Sacramento Healthcare Continues To Grow, Though Workers Can Be Hard To Find
In Sacramento's rapidly expanding economy, healthcare is one of the main drivers, according to the speakers at Bisnow's recent Sacramento Healthcare & Clinical Advancement event.
The numbers confirm it. The healthcare industry provides about 20% of the total payroll for the entire Sacramento regional workforce, according to the city of Sacramento. Over $18B has been spent on new facilities on Kaiser, Mercy, Sutter and UC Davis medical expansion projects in recent years.
With further population growth — and a brain drain out of the Bay Area — healthcare stands to grow even more in Sacramento in the coming years.
Greater Sacramento Economic Council Regional Director, Bay Area, Cynthia Carrillo, said her organization, which is a public-private partnership responsible for promoting economic development in the region, tracks which industries are coming to Sacramento, and which need more encouragement.
"There's a lot [of] movement toward this region," Carrillo said.
There is an in-migration of nearly 20,000 people each year from the Bay Area to Sacramento.
Companies are relocating here as well, with healthcare at the forefront.
"Smaller companies and larger ones are coming, in industries such as healthcare, food and agriculture, communications, IT, cybersecurity and more," Carrillo said.
The region also enjoys job and wage growth above the national average.
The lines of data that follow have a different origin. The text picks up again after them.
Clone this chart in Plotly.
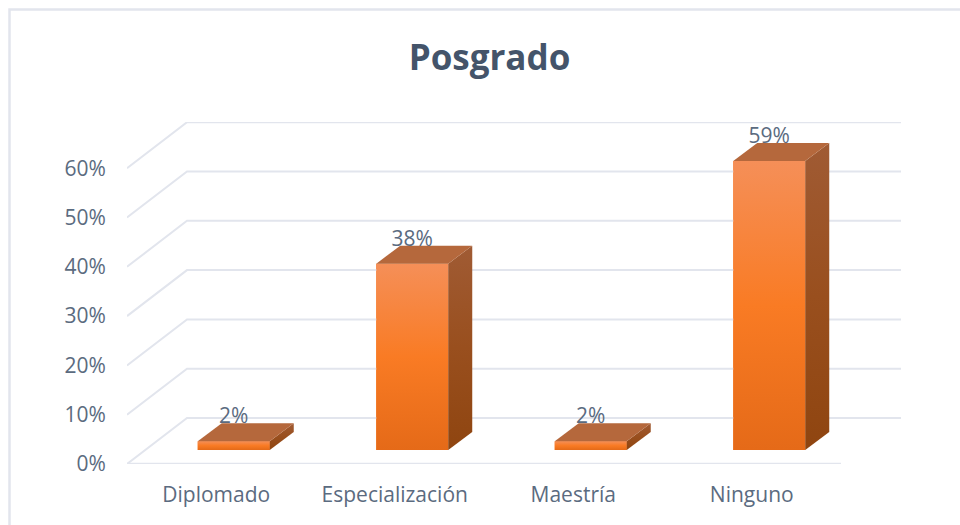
import plotly.graph_objects as go

# ---- data ----
categories = ["Diplomado", "Especialización", "Maestría", "Ninguno"]
values = [1.8, 37.8, 1.8, 58.6]
y_ticks = [0, 10, 20, 30, 40, 50, 60]
y_tick_labels = ["0%", "10%", "20%", "30%", "40%", "50%", "60%"]

# ---- pixel frame of the front plane ----
W, H = 960, 525
LEFT, RIGHT_FRONT, RIGHT_BACK = 127.0, 841.0, 901.0
BOTTOM, TOP_BACK = 464.0, 122.0
PX_X = (RIGHT_FRONT - LEFT) / len(categories)
PX_Y = 4.93

x_lo = -0.5
x_hi = x_lo + (RIGHT_BACK - LEFT) / PX_X
y_lo = 0
y_hi = (BOTTOM - TOP_BACK) / PX_Y

# oblique projection, in data units
WALL_DX, WALL_DY = 60 / PX_X, 46 / PX_Y
BAR_DX, BAR_DY = 24 / PX_X, 18 / PX_Y
BAR_W = 72 / PX_X
BAR_SHIFT = 0.098
BAR_BASE = 14 / PX_Y
LABEL_GAP = 5 / PX_Y

GRID = "#e2e5ed"
TEXT = "#5b6b80"
TITLE = "#44546a"
FRONT_SCALE = [[0, "#e56a18"], [0.5, "#f97b24"], [1, "#f58f58"]]
SIDE_SCALE = [[0, "#8f4510"], [0.5, "#994f1e"], [1, "#a05b34"]]
TOP_COLOR = "#b5683c"

fig = go.Figure()

# walls: gridlines on the back wall with diagonals down to the front plane
gx, gy = [], []
for t in y_ticks:
    gx += [x_lo, x_lo + WALL_DX, x_hi, None]
    gy += [t, t + WALL_DY, t + WALL_DY, None]
fig.add_trace(go.Scatter(x=gx, y=gy, mode="lines", line=dict(color=GRID, width=2),
                         hoverinfo="skip", showlegend=False, cliponaxis=False))
# floor front edge
fig.add_trace(go.Scatter(x=[x_lo, x_lo + len(categories)], y=[0, 0], mode="lines",
                         line=dict(color=GRID, width=2.5), hoverinfo="skip",
                         showlegend=False, cliponaxis=False))

xs = list(range(len(categories)))
lefts = [i + BAR_SHIFT - BAR_W / 2 for i in xs]
rights = [i + BAR_SHIFT + BAR_W / 2 for i in xs]
tops = [BAR_BASE + v for v in values]

# front faces
fig.add_trace(go.Bar(x=[i + BAR_SHIFT for i in xs], y=values, base=[BAR_BASE] * len(values),
                     width=BAR_W, marker=dict(color="#f97b24", line=dict(width=0)),
                     hoverinfo="skip", showlegend=False))

for l, r, top in zip(lefts, rights, tops):
    # front gradient
    fig.add_trace(go.Scatter(x=[l, r, r, l, l], y=[BAR_BASE, BAR_BASE, top, top, BAR_BASE],
                             mode="lines", line=dict(width=0), fill="toself",
                             fillgradient=dict(type="vertical", colorscale=FRONT_SCALE),
                             hoverinfo="skip", showlegend=False))
    # side face
    fig.add_trace(go.Scatter(x=[r, r + BAR_DX, r + BAR_DX, r, r],
                             y=[BAR_BASE, BAR_BASE + BAR_DY, top + BAR_DY, top, BAR_BASE],
                             mode="lines", line=dict(width=0), fill="toself",
                             fillgradient=dict(type="vertical", colorscale=SIDE_SCALE),
                             hoverinfo="skip", showlegend=False))
    # top face
    fig.add_trace(go.Scatter(x=[l, r, r + BAR_DX, l + BAR_DX, l],
                             y=[top, top, top + BAR_DY, top + BAR_DY, top],
                             mode="lines", line=dict(width=0), fill="toself",
                             fillcolor=TOP_COLOR, hoverinfo="skip", showlegend=False))

# value labels
fig.add_trace(go.Scatter(x=[i + BAR_SHIFT for i in xs],
                         y=[t + BAR_DY + LABEL_GAP for t in tops],
                         mode="text", text=[f"{round(v)}%" for v in values],
                         textposition="middle center",
                         textfont=dict(family="Open Sans", size=21, color=TEXT),
                         hoverinfo="skip", showlegend=False, cliponaxis=False))

px = lambda p: (p - LEFT) / (RIGHT_BACK - LEFT)
py = lambda p: (BOTTOM - p) / (BOTTOM - TOP_BACK)

fig.update_layout(
    width=W, height=H, autosize=False,
    margin=dict(l=LEFT, r=W - RIGHT_BACK, t=TOP_BACK, b=H - BOTTOM),
    paper_bgcolor="white", plot_bgcolor="white", showlegend=False,
    title=dict(text="<b>Posgrado</b>", x=489.5 / W, xanchor="center", xref="container",
               y=1 - 58 / H, yanchor="middle", yref="container",
               font=dict(family="Open Sans", size=35, color=TITLE)),
    xaxis=dict(range=[x_lo, x_hi], tickmode="array", tickvals=xs, ticktext=categories,
               showgrid=False, zeroline=False, showline=False, ticks="outside", ticklen=12,
               tickcolor="rgba(0,0,0,0)",
               tickfont=dict(family="Open Sans", size=21, color=TEXT)),
    yaxis=dict(range=[y_lo, y_hi], tickmode="array", tickvals=y_ticks, ticktext=y_tick_labels,
               showgrid=False, zeroline=False, showline=False, ticks="outside", ticklen=16,
               tickcolor="rgba(0,0,0,0)",
               tickfont=dict(family="Open Sans", size=21, color=TEXT)),
    shapes=[dict(type="path", xref="paper", yref="paper",
                 path=f"M {px(9.5)} {py(H + 5)} L {px(9.5)} {py(9.5)} L {px(W + 5)} {py(9.5)}",
                 line=dict(color=GRID, width=2.5))],
)

fig.write_html("out.html", config={"displayModeBar": False},
               post_script="document.body.style.margin='0';")
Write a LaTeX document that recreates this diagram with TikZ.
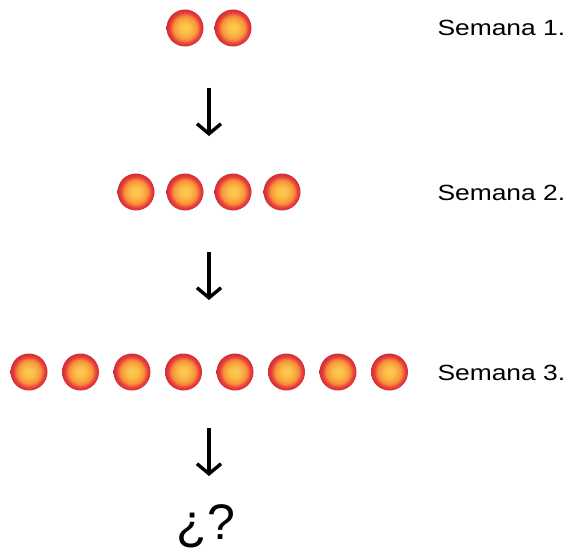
\documentclass[tikz,border=0pt]{standalone}
\usepackage{fontspec}
\setmainfont{Liberation Sans}
\newfontfamily\hand[FakeStretch=1.2]{Liberation Sans}
\usetikzlibrary{arrows.meta}
\definecolor{ballin}{RGB}{253,205,80}
\definecolor{ballmid}{RGB}{247,145,55}
\definecolor{ballout}{RGB}{236,58,62}
\pgfdeclareradialshading{ballshade}{\pgfpoint{0bp}{0bp}}{color(0bp)=(ballin); color(8bp)=(ballin!70!ballmid); color(16bp)=(ballmid); color(21bp)=(ballout); color(25bp)=(ballout!85!black); color(50bp)=(ballout!85!black)}
\tikzset{
  ball/.style={circle, minimum size=37pt, inner sep=0pt, shading=ballshade},
  lbl/.style={font=\hand\fontsize{22}{24}\selectfont, anchor=west},
  flow/.style={line width=3.6pt, -{Straight Barb[length=10pt,width=24pt,line width=3.4pt]}},
}
\begin{document}
\begin{tikzpicture}[x=1pt,y=-1pt]
\useasboundingbox (0,0) rectangle (567,559);
% row 1
\foreach \i/\x in {1/185,2/233} \node[ball] (a\i) at (\x,28) {};
% row 2
\foreach \i/\x in {1/136,2/185,3/233,4/282} \node[ball] (b\i) at (\x,192) {};
% row 3
\foreach \i in {1,...,8} \node[ball] (c\i) at ({29+51.5*(\i-1)},372) {};
% labels
\node[lbl] (l1) at (434,28) {Semana 1.};
\node[lbl] (l2) at (434,193) {Semana 2.};
\node[lbl] (l3) at (434,373) {Semana 3.};
% question
\node[font=\fontsize{50}{54}\selectfont] (q) at (206,526) {¿?};
% arrows
\coordinate (s1) at (209,88); \coordinate (e1) at (209,136);
\coordinate (s2) at (209,252); \coordinate (e2) at (209,300);
\coordinate (s3) at (209,428); \coordinate (e3) at (209,476);
\draw[flow] (s1) -- (e1);
\draw[flow] (s2) -- (e2);
\draw[flow] (s3) -- (e3);
\end{tikzpicture}
\end{document}
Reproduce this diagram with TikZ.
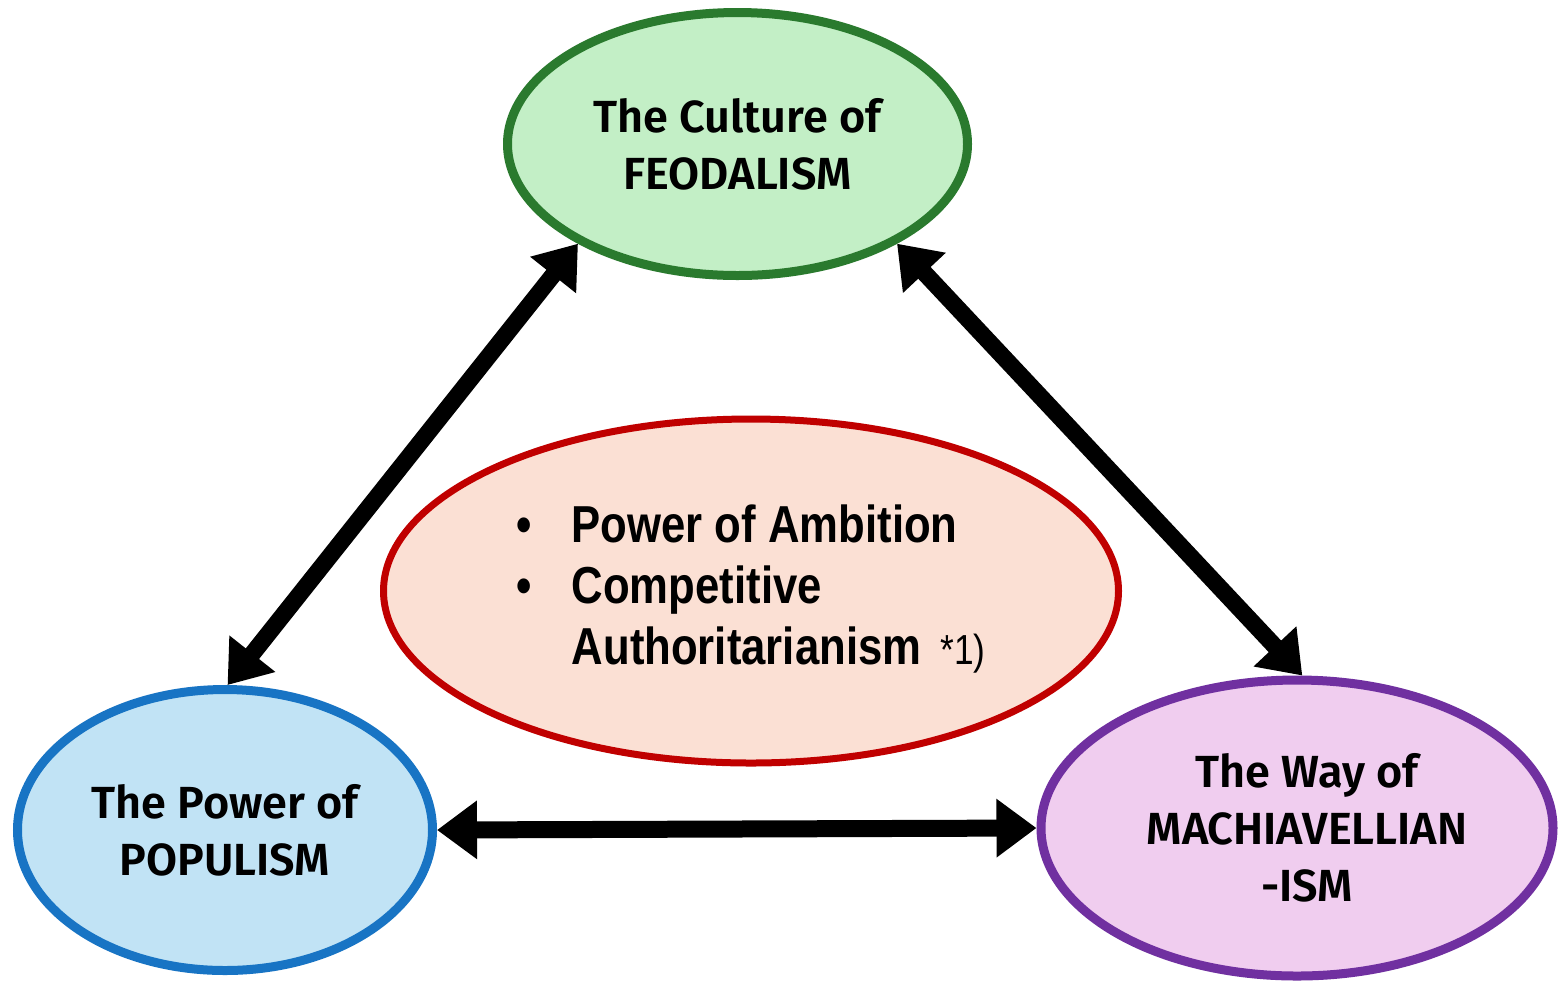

Sacramento is poised for strong growth in the years ahead, with healthcare fueling a lot of the growth.
"We're trying to ride that wave and create a stronger economy here," Carrillo said.
Adventist Health West Vice President, Construction, John Gustin, said his system, which started in 1878, is the largest rural health provider in California, with 285 clinics and 17 acute-care hospitals, many of which are in the counties surrounding Sacramento.
"We're looking to grow, mainly through joint ventures and joint operating agreements," Gustin said.
"We're structured to take care of the rural population in California, and because of our position, other systems approach us to work with them. That's essential to our growth strategy."
Adventist, together with its various partners, might open as many as 60 rural health clinics over the next five years in the Central Valley, Gustin said.
Meridian CEO John Pollock said his company is an investor in healthcare real estate as well as a developer, with a portfolio of healthcare assets in California of about 750K SF. Meridian is working on two projects in the region right now in Stockton and Modesto.
One of the company's specialties is repurposing older structures into healthcare facilities, which is often the option that municipalities prefer over greenfield development of healthcare, he said.
"There's going to be more conversion of older buildings into healthcare, because the demand for the space is going to be there," Pollack said.
"Costs can be hard to predict in a redevelopment," he said. "So there's more risk. But often cities won't approve ground-up medical, and even in rural areas, the zoning isn't right. So you have to be able to take that risk."
The speakers discussed a number of challenges specific to the healthcare industry. For instance, finding the right talent is difficult for any healthcare organization.
To deal with that challenge, Sacramento's healthcare systems are trying various strategies, such as recruiting from area universities and the community college system, and letting millennials know there are opportunities to work in the industry.
Even so, the going is tough.
"Finding talented nurses is the most challenging, though the number of physicians has dropped off as well," Gustin said.
Some of the necessary talent might come from the Bay Area, where the cost of living is high enough to encourage people to relocate, though Sacramento's relative advantage in that regard might not last too long as the cost of living rises here.
The speakers also covered the growth in behavioral health facilities in this part of California. The demand for them has long been brisk, but facilities have not always been available to meet that demand. Fortunately, they said, that is changing.
Adventist recently repurposed one of its acute-care facilities for inpatient behavioral health services, Gustin said, and the company has been involved in a number of behavioral health projects in California in recent years.
"We've seen an uptick in demand for behavioral health facilities," Pollack said. "We've worked on projects in Downtown Oakland, and in Turlock, and another in San Francisco. Behavioral health issues are endemic to any population, and so the demand is there."
The speakers also predicted that pressure to contain costs in the healthcare space would continue, regardless of what happens with public policy, either at the state or national level.
Technology — some of which might be developed in Sacramento, since the city is becoming a health-tech hub — will continue to be an important factor in reducing healthcare costs, the speakers said. There will be more use of telemedicine, and more activity by market disrupters looking to develop less costly delivery methods.